The same can not be said for Tracking the Great Coyote Invasion of NYC , an article like story that I think is good, but I think it could have been better and its interview and flow did not quite compare to others, specifically Saving the Snow Leopard, by Learning to Love it.

The narrative about coyotes moving themselves into the densely populated New York City and surrounding areas was full of information that was not delivered in a reader friendly way. Large blocks of text read like a text book on ecology and the city’s relationship with coyotes. Interactions between the author and the team of ecologists while they worked together to in the field, where lost in the mass of factual information. The ecologist’s field work, which had enough detail to paint a picture, seemed clinical.

A little rearranging would make the piece more reader friendly as well. One specific area seemed odd, divided by a picture of a mother coyote and her pups a line tucked into the beginning,

“Eventually Toomey left to work in the United Kingdom, leaving the coyotes behind.”

This would have worked well several sentences or a paragraph before when the author was talking about Toomey’s involvement with the coyote project but it is instead tucked into a mass of information about the other ecologists studying the coyotes.

I think there is a certain something to being able to write an interview and build a person’s character and profile up in a way other than a series of questions. I love the way that research can be put into a piece to supplement it instead of being the focus and this is something I would like to work on as a writer.


5 thoughts on “Notes on Narratively, the Fine Line Between Getting Lost in a Story and Losing Interest in a Story

  1. Hi, Maegan! I appreciated your insights about the three articles you read (from your “About” page, I can see why you would have chosen them) because those were not ones I may have chosen (and I’m glad you brought them to my attention). I also discovered, in the three I read, how some pieces fit together–providing information, drawing me into the story emotionally–while, in others, I just want to say “huh?” This is a good lesson for me, to think–really think–about what I know to be logical in my mind may not make sense (let alone be persuasive) to someone who isn’t coming from “my corner.” Your critique is helpful. Thanks!


  2. Maegan,
    Since you gravitate toward animal stories, I was surprised at your comments in “Den of a Dominatrix.” Even more surprising was your interest in writing from interviews. There is an art to a successful interview and how that interview translates to the page. I found the same high bar while navigating Narratively for this assignment in a piece written from an interview. It’s funny how you discover challenges in the most unexpected places.

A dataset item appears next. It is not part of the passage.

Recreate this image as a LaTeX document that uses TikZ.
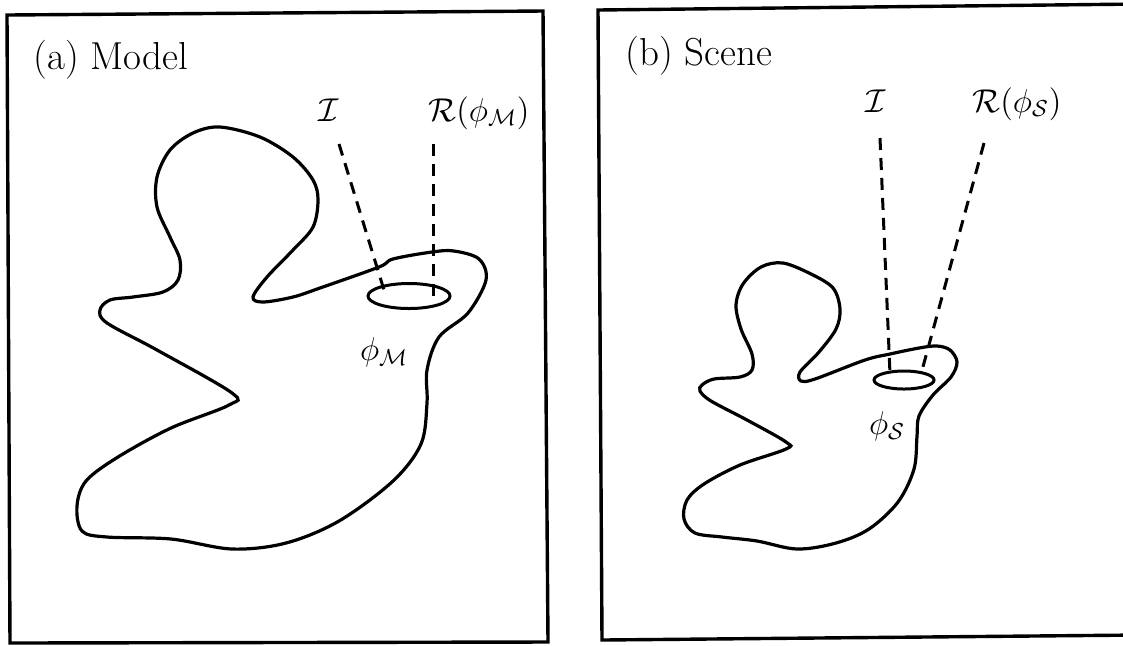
\RequirePackage{fix-cm}
\documentclass[tikz,border=0pt]{standalone}
\usepackage{amsmath}
\usetikzlibrary{shapes.geometric}
\begin{document}
\begin{tikzpicture}[x=0.5pt,y=-0.5pt,
  frame/.style={line width=1.7pt,line join=miter},
  outline/.style={line width=1.6pt},
  ray/.style={line width=1.5pt,dash pattern=on 6pt off 4pt},
  lbl/.style={inner sep=0pt,font=\fontsize{19.5}{23}\selectfont},
  mlbl/.style={inner sep=0pt,font=\fontsize{16.5}{20}\selectfont},
  hole/.style={draw,line width=1.5pt,ellipse,inner sep=0pt}]
\useasboundingbox (0,0) rectangle (1123,645);
% frames
\draw[frame] (7,15) -- (543,11) -- (548,642) -- (10,643) -- cycle;
\draw[frame] (1140,4) -- (598,10) -- (602,640) -- (1140,635);
% panel titles
\node[lbl,anchor=base west] (ta) at (33,69) {(a) Model};
\node[lbl,anchor=base west] (tb) at (625,65) {(b) Scene};
% ---------- left blob ----------
\draw[outline] plot[smooth cycle,tension=0.55] coordinates {
(220,127) (193,133) (170,150) (157,177) (157,207) (170,237) (180,260) (178,280)
(163,292) (133,297) (110,300) (100,310) (107,323) (157,350) (232,393) (229,405)
(171,428) (118,457) (86,481) (77,506) (82,531) (107,537) (171,539) (232,549)
(286,543) (339,521) (393,481) (421,444) (427,403) (427,370) (439,337) (468,313)
(486,280) (479,259) (454,251) (432,252) (393,259) (379,267) (320,288) (293,297)
(263,302) (253,297) (267,277) (293,250) (313,227) (318,200) (313,180) (293,157)
(260,137)};
\node[hole,minimum width=41pt,minimum height=12.5pt] (ea) at (409,296) {};
\node[mlbl,anchor=base] (ia) at (329,121) {$\mathcal{I}$};
\node[mlbl,anchor=base west] (ra) at (428,121) {$\mathcal{R}(\phi_{\mathcal{M}})$};
\node[mlbl] (pa) at (384,352) {$\phi_{\mathcal{M}}$};
\coordinate (ia1) at (339,144);
\coordinate (ia2) at (384,290);
\coordinate (ra1) at (433,144);
\coordinate (ra2) at (433,300);
\draw[ray] (ia1) -- (ia2);
\draw[ray] (ra1) -- (ra2);
% ---------- right blob ----------
\draw[outline] plot[smooth cycle,tension=0.55] coordinates {
(761,267) (743,284) (736,305) (741,329) (752,354) (752,370) (740,377) (714,379)
(702,385) (700,391) (711,401) (747,420) (786,442) (786,449) (740,465) (704,484)
(687,500) (684,519) (695,533) (722,537) (757,541) (797,549) (836,543) (869,529)
(898,502) (914,469) (917,436) (919,416) (933,395) (951,377) (957,362) (950,350)
(937,346) (919,348) (890,354) (865,360) (815,379) (801,381) (800,372) (819,352)
(836,329) (840,309) (833,288) (811,274) (783,263)};
\node[hole,minimum width=30pt,minimum height=9pt] (eb) at (904,380) {};
\node[mlbl,anchor=base] (ib) at (876,112) {$\mathcal{I}$};
\node[mlbl,anchor=base west] (rb) at (972,112) {$\mathcal{R}(\phi_{\mathcal{S}})$};
\node[mlbl] (pb) at (887,426) {$\phi_{\mathcal{S}}$};
\coordinate (ib1) at (880,138);
\coordinate (ib2) at (890,374);
\coordinate (rb1) at (984,143);
\coordinate (rb2) at (921,374);
\draw[ray] (ib1) -- (ib2);
\draw[ray] (rb1) -- (rb2);
\end{tikzpicture}
\end{document}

    • I actually thought of one of your interview stories from Dr. Crisp’s class when I read “Den of a Dominatrix”. The interview was so immersive and I thought the piece you did for that class was the same way and both were very inspiring to my writer brain.


  3. Weaving interview into narrative is VERY hard for a number of reasons, not the least of which that readers want a seamless, intriguing story, and sometimes, the interview is just boring. Or the description becomes cliche because the writer begins with the “So and so walked into said coffee shop in a scarf and tasteful pantsuit.” “Den of a Dominatrix” starts with an effective line as an intro, but it struggled a bit to pull in the surroundings in the next few paragraphs. Including a bit more narrative before jumping into the surroundings is helpful to draw in the reader.

    What I think some of us MIGHT be struggling with are those stories that have a pithy headline and short description, and then the shiny wears off a few paragraphs in and the writing can’t sustain the story. The REALLY good stories are those that might be a little quirky but well-written rather than completely off-the-wall and trying to make it through on the force of the strange.